I've played Madden on many game consoles, starting with the N64, through GameCube, Wii, and PS2, 3 and 4. Each iteration getting more complex, more detailed, and more "realistic", graphically. I bought Madden for the 3DS when I first got the handheld (because it was one of the few day one games). However, I never played it at the time and it has sat, still shrink wrapped, on my shelf until recently, when I took it down, opened it and played it.
Considering its age and the limitations and newness of the platform at the time, Madden Football on the 3DS is actually a pretty good football game. Which surprised me.
I've played handheld Madden games before — on both the DS and PSP. But they aren't quite football. Don't get me wrong, they are fun video games. But it is kind of like playing cowboys and Indians using thread spools and clothespins as people. The sprites are clunky and malformed, everyone runs at 90 degree angles (kind of like drawing a diagonal like on an Eatch-A-Sketch), and the perspective is pulled back so far you're not really controlling the characters as much as bouncing them off each other in a giant game of pinball.
So if you are looking for a realistic football experience, you'll be disappointed. And frustrated. But if you forget the footballness of it and think of it simply as a type of abstract game dressed in football attire, they can be quite fun. Kind of like Pachinko with passing plays.
[Note: there was also a Game Boy Advanced version of Madden. However, I have never played it so I leave I to the reader's imagination what that might be like...]
Which is where Madden Football on the 3DS differs. It is more like its console kin than its handheld forebearers. The perspective is closer in and the controls are tighter.
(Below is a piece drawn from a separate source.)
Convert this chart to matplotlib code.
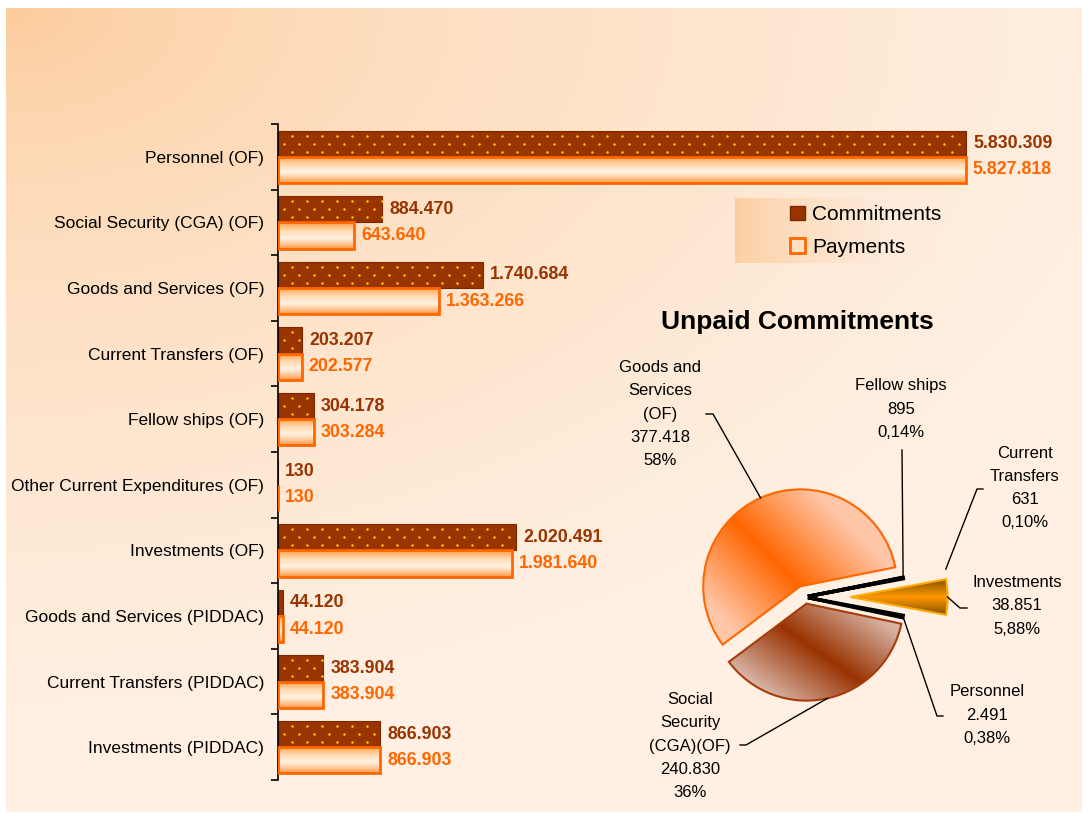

Mind you, this is not high end graphics in any way. It is just passably into the 3D realm — minimally viable as an actual football game.
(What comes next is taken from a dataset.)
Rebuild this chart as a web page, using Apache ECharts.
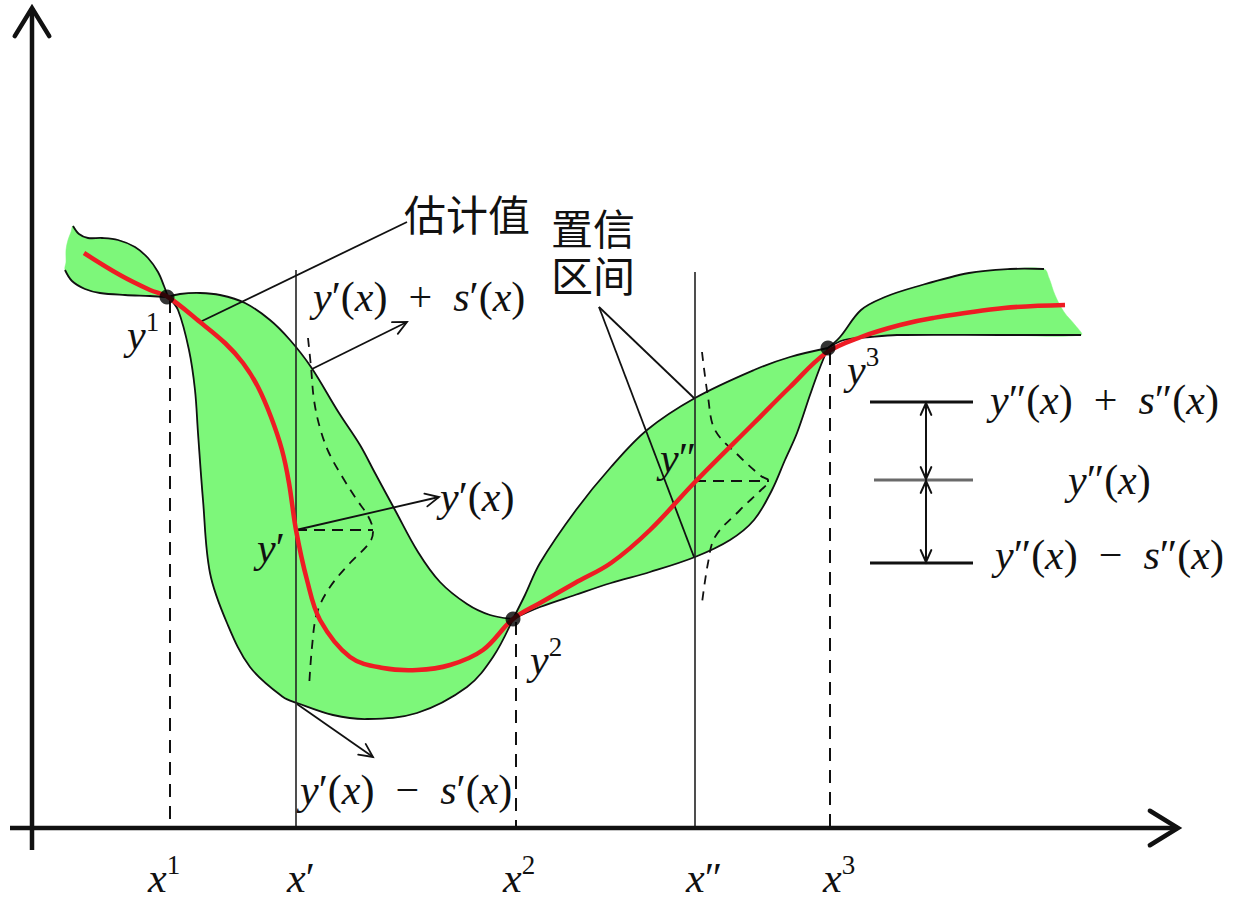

Because it was first out on the 3DS, it also provides 3D-ish views. Which is OK, but acceptable because you can turn them off. The one feature that does irk me is that, since it was doing actual 3D polygons, the developers decided to show this off by actively rotating the camera as the play developed. A fancy but useless addition to game play and quite honestly made me a little seasick. Because the camera swings from end to end up to three times in a single play (such as a kickoff). This unnecessary feature, that can't be turned off, might be a fatal flaw.